Дальше Дарья не слушала. Для нее все кончилось. Жизнь кончилась. Умерла последняя надежда…
Но она поправилась, встала, принялась за домашние дела, которые выполняла, как машина, без всяких чувств. Дарья превратилась в ту Дархен – флегматичную, неряшливую, быстро располневшую, которую теперь знали все жители домов, образовавших каменный двор-колодец, в который выходил черный ход ювелирного магазина «Арон Нейгольберг и Ко
». А Никита Толмачев, то есть Отто Штойм, работал таксистом, и во дворе привыкли к странностям и чудачествам этого бородатого русского немца. Он купил себе старую-престарую машину, требовавшую постоянного ремонта, и возился с ней каждодневно с видимым удовольствием, случалось, до глубокой ночи или с самого раннего утра. При этом он уговорил хозяйку и за дополнительную плату устроил маленький гараж для своей, как он говорил, «старушки» прямо под окном кухни, чтобы не беспокоить мужа Хельги, Ганса.
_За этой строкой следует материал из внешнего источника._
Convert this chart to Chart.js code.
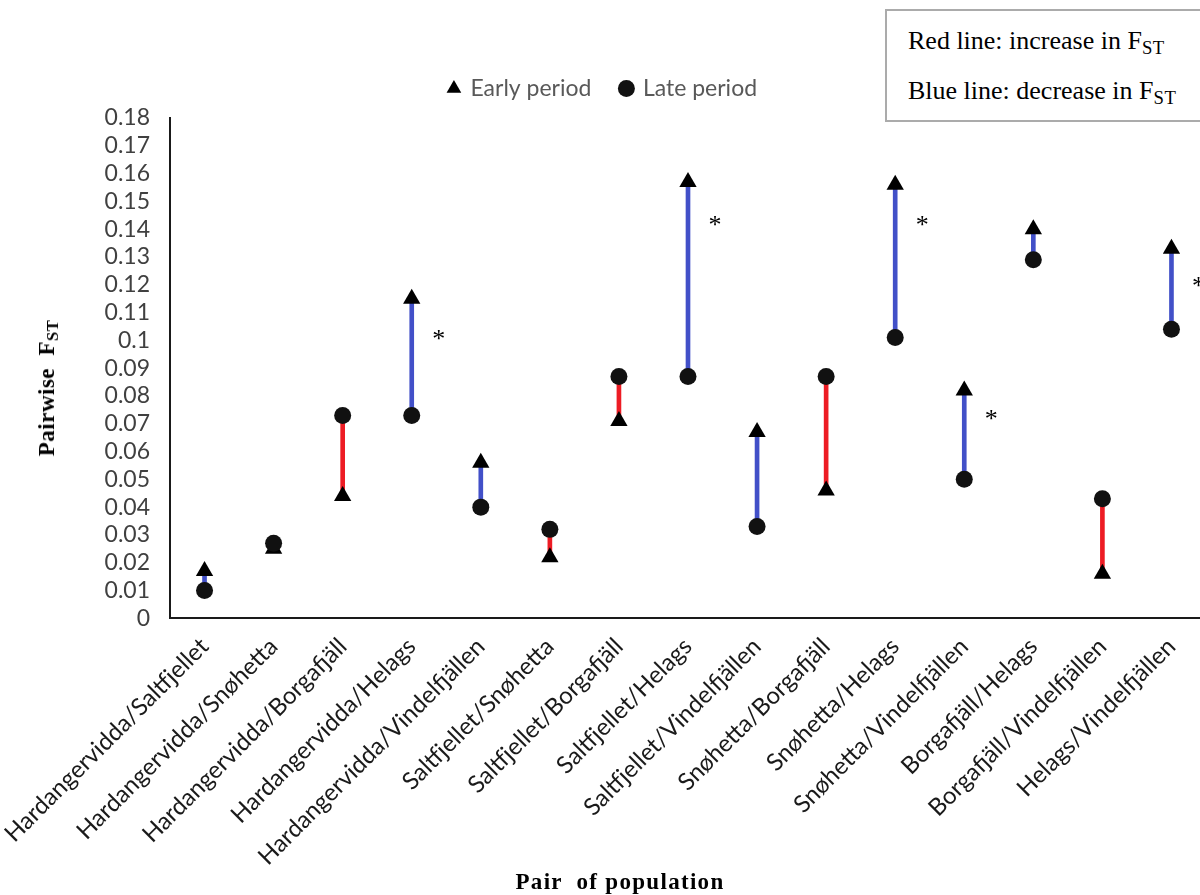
<!DOCTYPE html>
<html>
<head>
<meta charset="utf-8">
<script src="https://cdn.jsdelivr.net/npm/chart.js@4.4.1/dist/chart.umd.min.js"></script>
<style>
  html, body { margin: 0; padding: 0; overflow: hidden; background: #fff; width: 1200px; height: 895px; }
  #wrap { position: absolute; left: 0; top: 0; width: 1206px; height: 895px; }
  #ytitle { position: absolute; left: 47px; top: 388px; transform: translate(-50%, -50%) rotate(-90deg);
    font-family: "Liberation Serif", "Times New Roman", serif; font-weight: bold; font-size: 23px; letter-spacing: 0.5px; color: #000; white-space: pre; }
  #xtitle { position: absolute; left: 620px; top: 882px; transform: translate(-50%, -50%);
    font-family: "Liberation Serif", "Times New Roman", serif; font-weight: bold; font-size: 23px; letter-spacing: 1.3px; color: #000; white-space: pre; }
  sub { font-size: 0.72em; vertical-align: -0.25em; line-height: 0; letter-spacing: 0.5px; }
  #note { position: absolute; left: 885px; top: 9px; width: 330px; height: 113px; border: 2px solid #ababab; box-sizing: border-box;
    font-family: "Liberation Serif", "Times New Roman", serif; font-size: 26px; line-height: 26px; color: #000; background: #fff; }
  #note div { position: absolute; left: 21px; white-space: nowrap; }
</style>
</head>
<body>
<div id="wrap"><canvas id="c"></canvas></div>
<div id="ytitle">Pairwise  F<sub>ST</sub></div>
<div id="xtitle">Pair  of population</div>
<div id="note">
  <div style="top:17px">Red line: increase in F<sub>ST</sub></div>
  <div style="top:67px">Blue line: decrease in F<sub>ST</sub></div>
</div>
<script>
const categories = [
  "Hardangervidda/Saltfjellet", "Hardangervidda/Snøhetta", "Hardangervidda/Borgafjäll",
  "Hardangervidda/Helags", "Hardangervidda/Vindelfjällen", "Saltfjellet/Snøhetta",
  "Saltfjellet/Borgafjäll", "Saltfjellet/Helags", "Saltfjellet/Vindelfjällen",
  "Snøhetta/Borgafjäll", "Snøhetta/Helags", "Snøhetta/Vindelfjällen",
  "Borgafjäll/Helags", "Borgafjäll/Vindelfjällen", "Helags/Vindelfjällen"
];
const earlyPeriod = [0.017, 0.025, 0.044, 0.115, 0.056, 0.022, 0.071, 0.157, 0.067, 0.046, 0.156, 0.082, 0.140, 0.016, 0.133];
const latePeriod  = [0.010, 0.027, 0.073, 0.073, 0.040, 0.032, 0.087, 0.087, 0.033, 0.087, 0.101, 0.050, 0.129, 0.043, 0.104];
// significance markers: category index and height of the asterisk
const sigIndex = [3, 7, 10, 11, 14];
const sigValue = [0.102, 0.143, 0.143, 0.073, 0.121];
const yTicks = [0, 0.01, 0.02, 0.03, 0.04, 0.05, 0.06, 0.07, 0.08, 0.09, 0.1, 0.11, 0.12, 0.13, 0.14, 0.15, 0.16, 0.17, 0.18];

const RED = "rgb(237,28,36)";
const BLUE = "rgb(66,80,200)";
const changeColors = earlyPeriod.map((e, i) => latePeriod[i] > e ? RED : BLUE);

const starPlugin = {
  id: "stars",
  afterDatasetsDraw(chart) {
    const ctx = chart.ctx, xs = chart.scales.x, ys = chart.scales.y;
    ctx.save();
    ctx.fillStyle = "#000";
    ctx.font = "26px 'Liberation Serif', serif";
    ctx.textAlign = "center";
    ctx.textBaseline = "middle";
    sigIndex.forEach((idx, k) => {
      const x = xs.getPixelForValue(idx) + 27;
      const y = ys.getPixelForValue(sigValue[k]) + 5;
      ctx.fillText("*", x, y);
    });
    ctx.restore();
  }
};

// extra space between legend and plot
const legendGap = {
  id: "legendGap",
  beforeInit(chart) {
    const origFit = chart.legend.fit;
    chart.legend.fit = function () {
      origFit.call(this);
      this.height += 8;
    };
  }
};

new Chart(document.getElementById("c"), {
  type: "bar",
  data: {
    labels: categories,
    datasets: [
      {
        type: "line", label: "Early period", data: earlyPeriod, showLine: false,
        pointStyle: "triangle", pointRadius: 10, pointHoverRadius: 10,
        backgroundColor: "#000", borderColor: "#000", borderWidth: 0, order: 1
      },
      {
        type: "line", label: "Late period", data: latePeriod, showLine: false,
        pointStyle: "circle", pointRadius: 8.5, pointHoverRadius: 8.5,
        backgroundColor: "#111", borderColor: "#111", borderWidth: 0, order: 0
      },
      {
        type: "bar", label: "change", data: earlyPeriod.map((e, i) => [e, latePeriod[i]]),
        backgroundColor: changeColors, borderWidth: 0, barThickness: 4, order: 5
      }
    ]
  },
  options: {
    responsive: true, maintainAspectRatio: false, animation: false,
    layout: { autoPadding: false, padding: { left: 0, right: 0, top: 47, bottom: 10 } },
    plugins: {
      tooltip: { enabled: false },
      legend: {
        position: "top",
        labels: {
          filter: (item) => item.datasetIndex < 2,
          sort: (a, b) => a.datasetIndex - b.datasetIndex,
          usePointStyle: true, boxHeight: 12, boxWidth: 10,
          color: "#595959", padding: 30,
          font: { family: "Lato", size: 23 }
        }
      }
    },
    scales: {
      x: {
        afterFit: (axis) => { axis.paddingLeft = 0; axis.paddingRight = 0; },
        grid: { display: false, drawTicks: false },
        border: { display: true, color: "#1a1a1a", width: 2 },
        ticks: {
          color: "#1a1a1a", font: { family: "Lato", size: 24 },
          maxRotation: 45, minRotation: 45, autoSkip: false, padding: 14
        }
      },
      y: {
        min: 0, max: 0.18,
        afterBuildTicks: (axis) => { axis.ticks = yTicks.map(v => ({ value: v })); },
        afterFit: (axis) => { axis.width = 170; },
        grid: { display: false, drawTicks: false },
        border: { display: true, color: "#1a1a1a", width: 2 },
        ticks: {
          color: "#404040", font: { family: "Lato", size: 23 }, padding: 20, autoSkip: false,
          callback: (v) => String(+Number(v).toFixed(2))
        }
      }
    }
  },
  plugins: [starPlugin, legendGap]
});
</script>
</body>
</html>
Дело в том, что у Ганса была небольшая грузовая машина-фургон, и в первые месяцы новой жизни в Германии Отто Штойм ставил свою «старушку» рядом с фургоном в углу двора, у глухой стены, под навесом. Места хватало, но Штойм оказался человеком деликатным и обратился однажды с просьбой к Хельге Грот:– Вы не будете возражать, фрау Хельга, если я сооружу себе гараж прямо под окнами кухни? А то вечно Ганса беспокою. Ведь я, считайте, каждый день ремонтом занимаюсь.
– Так ведь окно на кухне закроется, темно будет, – удивилась Хельга.
– Ничего. Моя Дархен на кухне гостья нечастая. Будет там готовить суп при электричестве. И за свет я буду отдельно платить.
Хозяйка дома подумала: «Лишние деньги не помешают». И согласилась.